SUPPLIED MATERIAL:
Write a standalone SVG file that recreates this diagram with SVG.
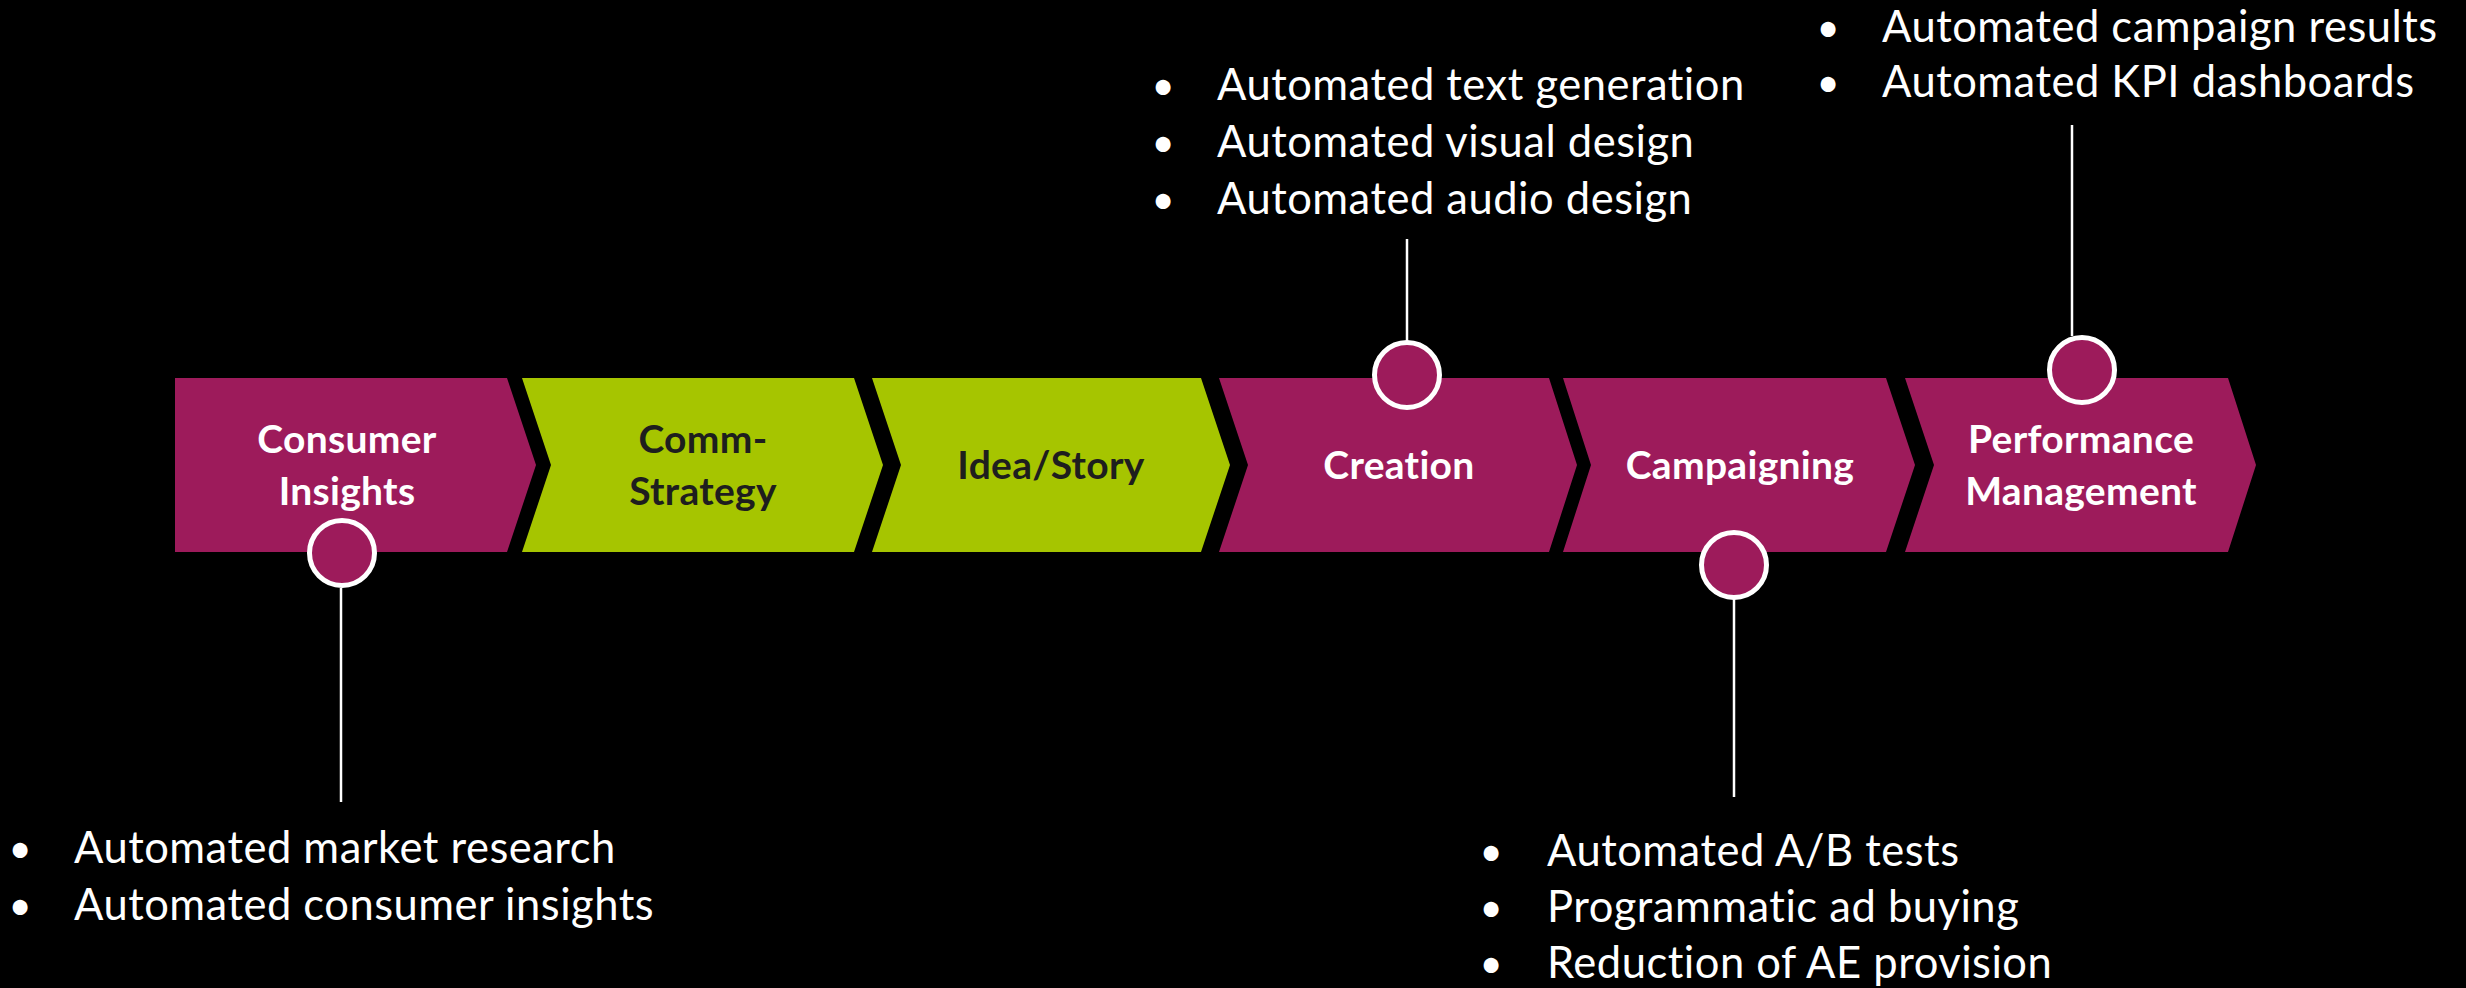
<svg xmlns="http://www.w3.org/2000/svg" width="2466" height="988" viewBox="0 0 2466 988">
<style>
.pur{fill:#9D1B5B}
.grn{fill:#A6C500}
.lbl{font-family:Lato,"Liberation Sans",sans-serif;font-weight:bold;font-size:39px;letter-spacing:0.3px;text-anchor:middle}
.lw{fill:#FFFFFF}
.ld{fill:#1E1E1E}
.dot{fill:#9D1B5B;stroke:#FFFFFF;stroke-width:5}
.bl{font-family:Lato,"Liberation Sans",sans-serif;font-size:43.5px;letter-spacing:0.5px;fill:#FFFFFF}
.bu{font-family:Lato,"Liberation Sans",sans-serif;font-size:40px;fill:#FFFFFF;text-anchor:middle}
.con{stroke:#FFFFFF;stroke-width:2.5;fill:none}
</style>
<rect width="2466" height="988" fill="#000000"/>
<g id="connectors">
<line class="con" x1="341" y1="588" x2="341" y2="802"/>
<line class="con" x1="1407" y1="239" x2="1407" y2="341"/>
<line class="con" x1="1734" y1="598" x2="1734" y2="797"/>
<line class="con" x1="2072" y1="125" x2="2072" y2="336"/>
</g>
<g id="consumer-insights">
<polygon class="pur" points="175,378 507,378 536,465 507,552 175,552"/>
<text class="lbl lw" x="347" y="453">Consumer</text>
<text class="lbl lw" x="347" y="505">Insights</text>
</g>
<g id="comm-strategy">
<polygon class="grn" points="522,378 854,378 883,465 854,552 522,552 551,465"/>
<text class="lbl ld" x="703" y="453">Comm-</text>
<text class="lbl ld" x="703" y="505">Strategy</text>
</g>
<g id="idea-story">
<polygon class="grn" points="872,378 1201,378 1230,465 1201,552 872,552 901,465"/>
<text class="lbl ld" x="1051" y="479">Idea/Story</text>
</g>
<g id="creation">
<polygon class="pur" points="1219,378 1549,378 1577,465 1549,552 1219,552 1248,465"/>
<text class="lbl lw" x="1399" y="479">Creation</text>
</g>
<g id="campaigning">
<polygon class="pur" points="1563,378 1886,378 1915,465 1886,552 1563,552 1591,465"/>
<text class="lbl lw" x="1740" y="479">Campaigning</text>
</g>
<g id="performance-management">
<polygon class="pur" points="1905,378 2228,378 2256,465 2228,552 1905,552 1934,465"/>
<text class="lbl lw" x="2081" y="453">Performance</text>
<text class="lbl lw" x="2081" y="505">Management</text>
</g>
<g id="dot-consumer"><circle class="dot" cx="342" cy="553" r="32.5"/></g>
<g id="dot-creation"><circle class="dot" cx="1407" cy="375" r="32.5"/></g>
<g id="dot-campaigning"><circle class="dot" cx="1734" cy="565" r="32.5"/></g>
<g id="dot-performance"><circle class="dot" cx="2082" cy="370" r="32.5"/></g>
<g id="list-consumer">
<text class="bu" x="20" y="863">•</text><text class="bl" x="74" y="863">Automated market research</text>
<text class="bu" x="20" y="920">•</text><text class="bl" x="74" y="920">Automated consumer insights</text>
</g>
<g id="list-creation">
<text class="bu" x="1163" y="100">•</text><text class="bl" x="1217" y="100">Automated text generation</text>
<text class="bu" x="1163" y="157">•</text><text class="bl" x="1217" y="157">Automated visual design</text>
<text class="bu" x="1163" y="214">•</text><text class="bl" x="1217" y="214">Automated audio design</text>
</g>
<g id="list-campaigning">
<text class="bu" x="1491" y="866">•</text><text class="bl" x="1547" y="866">Automated A/B tests</text>
<text class="bu" x="1491" y="922">•</text><text class="bl" x="1547" y="922">Programmatic ad buying</text>
<text class="bu" x="1491" y="978">•</text><text class="bl" x="1547" y="978">Reduction of AE provision</text>
</g>
<g id="list-performance">
<text class="bu" x="1828" y="42">•</text><text class="bl" x="1882" y="42">Automated campaign results</text>
<text class="bu" x="1828" y="97">•</text><text class="bl" x="1882" y="97">Automated KPI dashboards</text>
</g>
</svg>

GIVEN INSTRUCTION: Omit every picture, then reproduce the rest of the listing exactly.

EXERCISE RESPONSE:
Write a standalone SVG file that recreates this diagram with SVG.
<svg xmlns="http://www.w3.org/2000/svg" width="2466" height="988" viewBox="0 0 2466 988">
<style>
.pur{fill:#9D1B5B}
.grn{fill:#A6C500}
.lbl{font-family:Lato,"Liberation Sans",sans-serif;font-weight:bold;font-size:39px;letter-spacing:0.3px;text-anchor:middle}
.lw{fill:#FFFFFF}
.ld{fill:#1E1E1E}
.dot{fill:#9D1B5B;stroke:#FFFFFF;stroke-width:5}
.bl{font-family:Lato,"Liberation Sans",sans-serif;font-size:43.5px;letter-spacing:0.5px;fill:#FFFFFF}
.bu{font-family:Lato,"Liberation Sans",sans-serif;font-size:40px;fill:#FFFFFF;text-anchor:middle}
.con{stroke:#FFFFFF;stroke-width:2.5;fill:none}
</style>
<rect width="2466" height="988" fill="#000000"/>
<g id="connectors">
<line class="con" x1="341" y1="588" x2="341" y2="802"/>
<line class="con" x1="1407" y1="239" x2="1407" y2="341"/>
<line class="con" x1="1734" y1="598" x2="1734" y2="797"/>
<line class="con" x1="2072" y1="125" x2="2072" y2="336"/>
</g>
<g id="consumer-insights">
<polygon class="pur" points="175,378 507,378 536,465 507,552 175,552"/>
<text class="lbl lw" x="347" y="453">Consumer</text>
<text class="lbl lw" x="347" y="505">Insights</text>
</g>
<g id="comm-strategy">
<polygon class="grn" points="522,378 854,378 883,465 854,552 522,552 551,465"/>
<text class="lbl ld" x="703" y="453">Comm-</text>
<text class="lbl ld" x="703" y="505">Strategy</text>
</g>
<g id="idea-story">
<polygon class="grn" points="872,378 1201,378 1230,465 1201,552 872,552 901,465"/>
<text class="lbl ld" x="1051" y="479">Idea/Story</text>
</g>
<g id="creation">
<polygon class="pur" points="1219,378 1549,378 1577,465 1549,552 1219,552 1248,465"/>
<text class="lbl lw" x="1399" y="479">Creation</text>
</g>
<g id="campaigning">
<polygon class="pur" points="1563,378 1886,378 1915,465 1886,552 1563,552 1591,465"/>
<text class="lbl lw" x="1740" y="479">Campaigning</text>
</g>
<g id="performance-management">
<polygon class="pur" points="1905,378 2228,378 2256,465 2228,552 1905,552 1934,465"/>
<text class="lbl lw" x="2081" y="453">Performance</text>
<text class="lbl lw" x="2081" y="505">Management</text>
</g>
<g id="dot-consumer"><circle class="dot" cx="342" cy="553" r="32.5"/></g>
<g id="dot-creation"><circle class="dot" cx="1407" cy="375" r="32.5"/></g>
<g id="dot-campaigning"><circle class="dot" cx="1734" cy="565" r="32.5"/></g>
<g id="dot-performance"><circle class="dot" cx="2082" cy="370" r="32.5"/></g>
<g id="list-consumer">
<text class="bu" x="20" y="863">•</text><text class="bl" x="74" y="863">Automated market research</text>
<text class="bu" x="20" y="920">•</text><text class="bl" x="74" y="920">Automated consumer insights</text>
</g>
<g id="list-creation">
<text class="bu" x="1163" y="100">•</text><text class="bl" x="1217" y="100">Automated text generation</text>
<text class="bu" x="1163" y="157">•</text><text class="bl" x="1217" y="157">Automated visual design</text>
<text class="bu" x="1163" y="214">•</text><text class="bl" x="1217" y="214">Automated audio design</text>
</g>
<g id="list-campaigning">
<text class="bu" x="1491" y="866">•</text><text class="bl" x="1547" y="866">Automated A/B tests</text>
<text class="bu" x="1491" y="922">•</text><text class="bl" x="1547" y="922">Programmatic ad buying</text>
<text class="bu" x="1491" y="978">•</text><text class="bl" x="1547" y="978">Reduction of AE provision</text>
</g>
<g id="list-performance">
<text class="bu" x="1828" y="42">•</text><text class="bl" x="1882" y="42">Automated campaign results</text>
<text class="bu" x="1828" y="97">•</text><text class="bl" x="1882" y="97">Automated KPI dashboards</text>
</g>
</svg>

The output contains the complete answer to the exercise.